JOB - Using the entries that follow, state how many lines contain the word "with". The response is that number and nothing more.

EXTRACTED RECORDS -
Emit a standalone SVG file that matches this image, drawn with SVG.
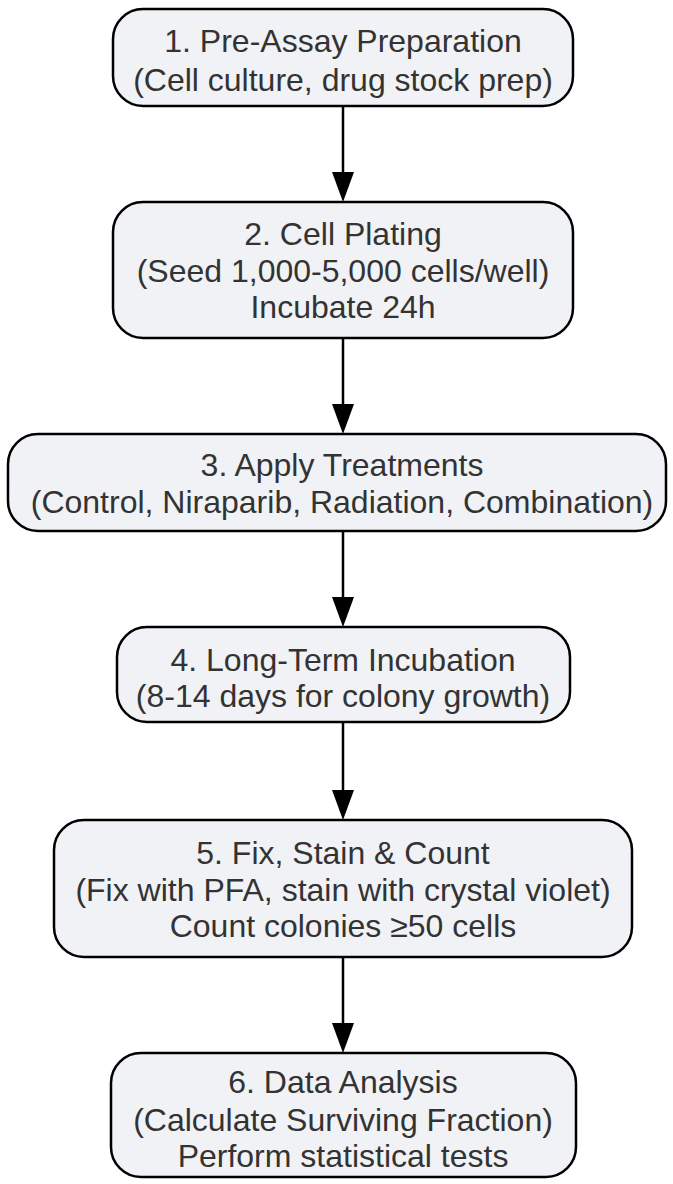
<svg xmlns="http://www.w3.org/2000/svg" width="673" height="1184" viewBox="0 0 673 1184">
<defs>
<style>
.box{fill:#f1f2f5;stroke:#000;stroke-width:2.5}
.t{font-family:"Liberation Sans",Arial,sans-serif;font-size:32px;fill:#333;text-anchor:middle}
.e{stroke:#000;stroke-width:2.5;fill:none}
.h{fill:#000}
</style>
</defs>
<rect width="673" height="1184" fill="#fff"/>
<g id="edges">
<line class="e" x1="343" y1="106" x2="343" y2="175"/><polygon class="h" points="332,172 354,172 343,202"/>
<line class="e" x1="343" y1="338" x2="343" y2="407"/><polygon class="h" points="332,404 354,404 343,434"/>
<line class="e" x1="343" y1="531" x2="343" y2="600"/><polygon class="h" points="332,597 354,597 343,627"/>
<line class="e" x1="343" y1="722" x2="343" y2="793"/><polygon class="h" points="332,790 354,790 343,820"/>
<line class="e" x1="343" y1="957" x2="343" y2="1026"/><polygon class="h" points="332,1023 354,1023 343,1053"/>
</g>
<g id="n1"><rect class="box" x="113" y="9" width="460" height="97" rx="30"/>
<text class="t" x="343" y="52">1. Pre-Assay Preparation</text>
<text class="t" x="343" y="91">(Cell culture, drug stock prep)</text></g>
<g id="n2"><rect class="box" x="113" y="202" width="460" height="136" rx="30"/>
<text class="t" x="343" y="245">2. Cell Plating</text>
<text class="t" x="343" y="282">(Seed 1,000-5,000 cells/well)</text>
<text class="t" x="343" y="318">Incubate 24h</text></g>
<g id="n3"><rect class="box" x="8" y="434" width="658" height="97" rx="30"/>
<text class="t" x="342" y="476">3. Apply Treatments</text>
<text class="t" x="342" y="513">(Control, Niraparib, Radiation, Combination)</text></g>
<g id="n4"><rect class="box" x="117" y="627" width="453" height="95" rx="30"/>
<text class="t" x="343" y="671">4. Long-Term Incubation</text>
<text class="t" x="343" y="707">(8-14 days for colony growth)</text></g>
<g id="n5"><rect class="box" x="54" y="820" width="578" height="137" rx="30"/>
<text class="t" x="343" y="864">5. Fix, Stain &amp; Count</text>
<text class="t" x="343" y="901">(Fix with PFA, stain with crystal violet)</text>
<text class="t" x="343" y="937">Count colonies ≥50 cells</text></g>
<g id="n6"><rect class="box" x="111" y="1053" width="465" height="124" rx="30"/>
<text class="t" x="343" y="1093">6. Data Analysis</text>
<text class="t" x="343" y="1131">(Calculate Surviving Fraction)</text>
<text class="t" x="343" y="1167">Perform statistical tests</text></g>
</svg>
...
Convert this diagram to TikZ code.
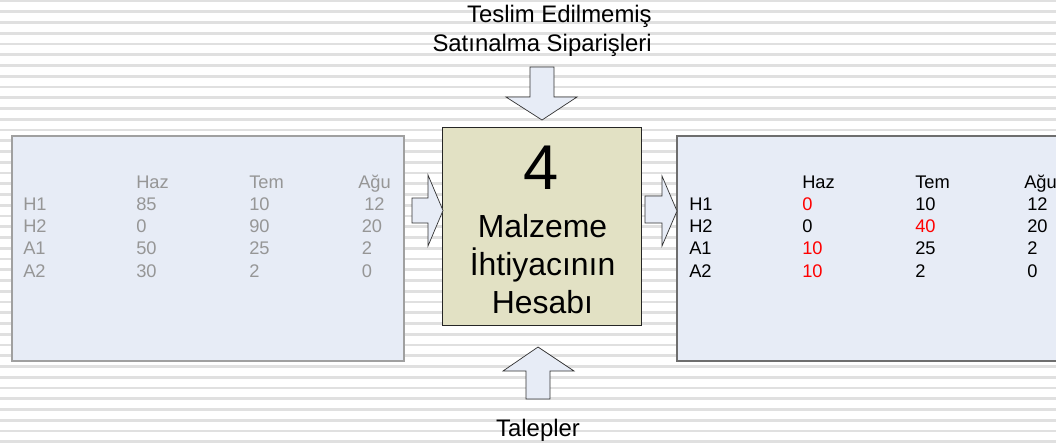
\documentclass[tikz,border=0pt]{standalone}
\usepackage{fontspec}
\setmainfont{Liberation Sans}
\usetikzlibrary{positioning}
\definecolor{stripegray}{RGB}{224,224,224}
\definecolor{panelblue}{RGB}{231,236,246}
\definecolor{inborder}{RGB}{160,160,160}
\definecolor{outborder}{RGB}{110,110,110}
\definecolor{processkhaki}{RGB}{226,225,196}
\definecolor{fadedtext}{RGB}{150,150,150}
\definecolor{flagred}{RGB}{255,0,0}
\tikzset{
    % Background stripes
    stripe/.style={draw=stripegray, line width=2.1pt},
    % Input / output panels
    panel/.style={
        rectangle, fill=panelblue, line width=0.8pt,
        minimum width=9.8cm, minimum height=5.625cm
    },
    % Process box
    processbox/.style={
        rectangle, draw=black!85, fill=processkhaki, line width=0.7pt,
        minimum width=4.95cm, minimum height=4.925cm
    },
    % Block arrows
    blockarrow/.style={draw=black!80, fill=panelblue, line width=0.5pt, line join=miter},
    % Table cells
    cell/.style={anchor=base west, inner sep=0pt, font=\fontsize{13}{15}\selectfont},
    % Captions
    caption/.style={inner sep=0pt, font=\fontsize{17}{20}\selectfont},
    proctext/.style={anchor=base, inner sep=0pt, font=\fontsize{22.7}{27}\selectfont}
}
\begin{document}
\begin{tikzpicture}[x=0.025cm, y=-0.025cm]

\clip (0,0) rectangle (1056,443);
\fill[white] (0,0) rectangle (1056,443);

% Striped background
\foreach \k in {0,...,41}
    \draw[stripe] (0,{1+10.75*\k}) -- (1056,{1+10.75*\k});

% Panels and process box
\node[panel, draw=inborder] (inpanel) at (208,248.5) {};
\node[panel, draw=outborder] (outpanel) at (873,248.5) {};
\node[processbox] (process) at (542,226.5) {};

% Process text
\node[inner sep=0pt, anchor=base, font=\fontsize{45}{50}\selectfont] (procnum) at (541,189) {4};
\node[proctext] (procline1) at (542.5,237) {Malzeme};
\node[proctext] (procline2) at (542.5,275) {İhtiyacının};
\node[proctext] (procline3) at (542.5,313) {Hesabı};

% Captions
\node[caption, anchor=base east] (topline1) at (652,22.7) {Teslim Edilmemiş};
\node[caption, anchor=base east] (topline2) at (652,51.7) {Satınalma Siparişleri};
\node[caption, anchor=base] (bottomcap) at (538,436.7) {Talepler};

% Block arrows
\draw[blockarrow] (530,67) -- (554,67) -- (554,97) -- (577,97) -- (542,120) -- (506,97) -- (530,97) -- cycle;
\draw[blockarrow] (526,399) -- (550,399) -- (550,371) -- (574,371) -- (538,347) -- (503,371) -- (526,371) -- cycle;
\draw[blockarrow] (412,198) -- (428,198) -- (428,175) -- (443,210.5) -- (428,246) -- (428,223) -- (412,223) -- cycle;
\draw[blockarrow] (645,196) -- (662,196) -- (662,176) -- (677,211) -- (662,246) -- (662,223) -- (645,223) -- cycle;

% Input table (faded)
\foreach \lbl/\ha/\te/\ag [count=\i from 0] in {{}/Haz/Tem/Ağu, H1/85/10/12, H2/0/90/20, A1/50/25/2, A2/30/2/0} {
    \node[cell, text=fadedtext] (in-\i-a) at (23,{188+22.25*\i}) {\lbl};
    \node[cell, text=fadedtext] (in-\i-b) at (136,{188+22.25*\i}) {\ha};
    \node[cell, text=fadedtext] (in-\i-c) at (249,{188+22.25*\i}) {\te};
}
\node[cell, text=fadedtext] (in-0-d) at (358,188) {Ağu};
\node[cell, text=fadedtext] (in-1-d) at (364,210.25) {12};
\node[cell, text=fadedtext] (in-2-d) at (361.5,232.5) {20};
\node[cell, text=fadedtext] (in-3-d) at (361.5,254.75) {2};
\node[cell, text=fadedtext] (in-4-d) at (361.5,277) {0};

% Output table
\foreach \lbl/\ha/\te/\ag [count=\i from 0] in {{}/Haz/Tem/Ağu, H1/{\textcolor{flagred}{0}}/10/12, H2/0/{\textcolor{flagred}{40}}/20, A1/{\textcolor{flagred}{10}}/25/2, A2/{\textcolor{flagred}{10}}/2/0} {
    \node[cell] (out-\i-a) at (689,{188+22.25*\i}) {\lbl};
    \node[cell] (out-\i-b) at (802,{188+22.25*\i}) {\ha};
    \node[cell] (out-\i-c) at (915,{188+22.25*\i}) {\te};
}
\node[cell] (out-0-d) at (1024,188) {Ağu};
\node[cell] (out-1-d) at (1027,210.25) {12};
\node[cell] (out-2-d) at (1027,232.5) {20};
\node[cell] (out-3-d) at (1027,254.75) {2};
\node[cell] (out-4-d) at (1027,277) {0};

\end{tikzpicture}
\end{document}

RESULT FOR THIS EXERCISE - 2